[Libreoffice] Windows installer size reduction effort - the compression theory

Mon Feb 28 13:51:55 PST 2011

Hi Wols,

On Mon, 2011-02-28 at 18:04 +0000, Wols Lists wrote:
> > 	So - personally, I find it amazing that ZIP is better than LZMA - ever,
> > it is such an older compression algorithm, and this flies in the face of
> > everything I've seen in practise with it [ eg. we use LZMA for our RPMs
> > in openSUSE these days AFAIR, better than bzip2, which in turn was
> > better than .tgz (essentially zip) ].
> Why the surprise? How long has Huffman been around - 30 years? 40? And
> you CANNOT do better than Huffman (there are other equally as good
> algorithms, though).

	Ho hum; glad to know Huffman compression is optimal ;-) (personally I'd
go for arithmetic compression with a good "guess a libreoffice" model
alogorithm to get it down to a handful of bits ;-). Notice - that ZIP is
in fact two layered compression algorithm: Lempel Ziv, and then Huffman,
it is not clear that this makes it obviously non-optimal but it is
certainly somewhat weaker in that regard.

#!/usr/bin/perl -w
for (my $i = 0; $i < 10000; $i++) { print "$i\n"; }

type	size
plain	48k
zip	23k
bzip2	11k
lzma	3k

	That is not a very representative input (of course ;-), but perhaps not
so far away from the rampant duplication we face. I would (personally)
expect to see lzma do better than plain deflate. Of course, you can
easily imagine a compression algorithm, that turns the file into just
those two lines of perl above ;-)

> Having tried to back up a hard disk over ethernet (dd if=/dev/sda
> of=//samba/archive.hdi), it was direly slow over a 10Mb card. So I tried
> to pipe it through bzip2 to speed up the transfer - it was *even*
> *slower* !

	bzip2 is not fast; that is certainly so, OTOH it was far better space
wise than the deflate it replaced; this is why much source code is still
packaged as .bz2 - if you want to bend your mind, read up on the
Burrows-Wheeler transform [ FWIW ;-].

>  Why do you think LZMA is better than zip - because it's faster? 

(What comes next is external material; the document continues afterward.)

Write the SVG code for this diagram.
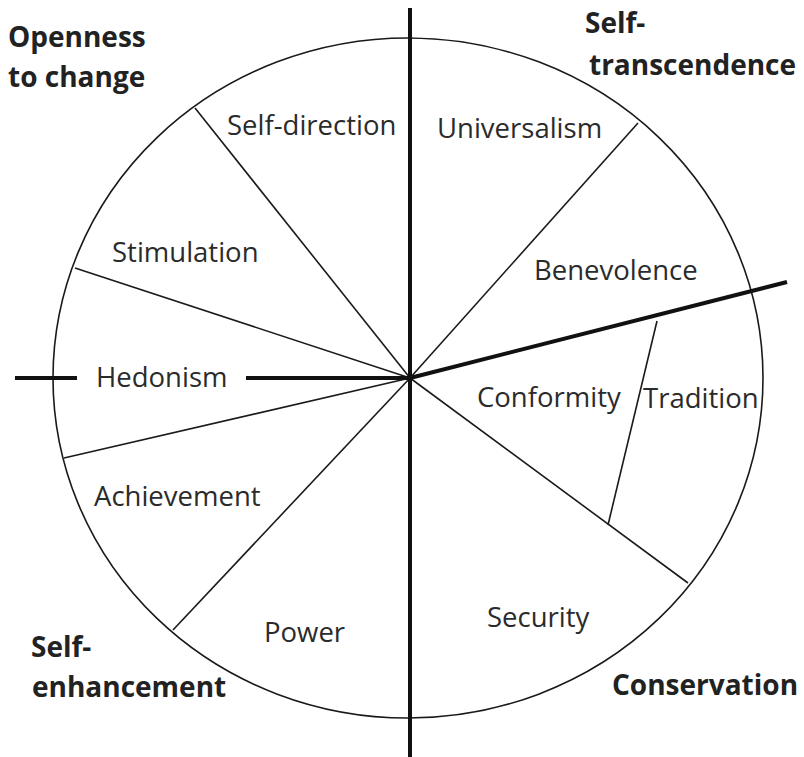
<svg xmlns="http://www.w3.org/2000/svg" width="804" height="757" viewBox="0 0 804 757">
<style>
.thin{stroke:#1a1a1a;stroke-width:1.6;fill:none}
.thick{stroke:#111;stroke-width:4;fill:none}
.lbl{font-family:"Open Sans","Liberation Sans",sans-serif;font-size:27.5px;fill:#2b2b2b}
.grp{font-family:"Open Sans","Liberation Sans",sans-serif;font-size:28px;font-weight:bold;fill:#222}
</style>
<rect width="804" height="757" fill="#fff"/>
<g id="connectors">
<ellipse class="thin" cx="408" cy="378" rx="355" ry="340"/>
<line class="thin" x1="410" y1="378" x2="195" y2="108"/>
<line class="thin" x1="410" y1="378" x2="75" y2="268"/>
<line class="thin" x1="410" y1="378" x2="64" y2="458"/>
<line class="thin" x1="410" y1="378" x2="173" y2="630"/>
<line class="thin" x1="410" y1="378" x2="638" y2="123"/>
<line class="thin" x1="410" y1="378" x2="688" y2="583"/>
<line class="thin" x1="657" y1="321" x2="608" y2="525"/>
<line class="thick" x1="410" y1="378" x2="787" y2="282"/>
<line class="thick" x1="410" y1="8" x2="410" y2="757"/>
<line class="thick" x1="15" y1="378" x2="77" y2="378"/>
<line class="thick" x1="246" y1="378" x2="410" y2="378"/>
</g>
<g id="openness"><text class="grp" x="8" y="47">Openness</text><text class="grp" x="8" y="87">to change</text></g>
<g id="self-transcendence"><text class="grp" x="585" y="33">Self-</text><text class="grp" x="589" y="75">transcendence</text></g>
<g id="self-enhancement"><text class="grp" x="31" y="657">Self-</text><text class="grp" x="32" y="697">enhancement</text></g>
<g id="conservation"><text class="grp" x="612" y="695">Conservation</text></g>
<g id="self-direction"><text class="lbl" x="227" y="135">Self-direction</text></g>
<g id="universalism"><text class="lbl" x="437" y="138">Universalism</text></g>
<g id="stimulation"><text class="lbl" x="112" y="262">Stimulation</text></g>
<g id="benevolence"><text class="lbl" x="534" y="280">Benevolence</text></g>
<g id="hedonism"><text class="lbl" x="96" y="387">Hedonism</text></g>
<g id="conformity"><text class="lbl" x="477" y="407">Conformity</text></g>
<g id="tradition"><text class="lbl" x="643" y="408">Tradition</text></g>
<g id="achievement"><text class="lbl" x="94" y="506">Achievement</text></g>
<g id="power"><text class="lbl" x="264" y="642">Power</text></g>
<g id="security"><text class="lbl" x="487" y="627">Security</text></g>
</svg>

	More efficient. Slowness of compression we can cope with easily, as
long as decompression is fast: and for most algorithms this balance is
easyish to achieve.

> (I think we need to add compression time to KAMI's nice table :-)

	As long as it is within five or so minutes of CPU time on a fast
machine, and/or preferably is multi-thread-able [ though our choice of
tools and platforms strongly limits what we can use at the cab level
anyway ] - compression time is fairly irrelevant.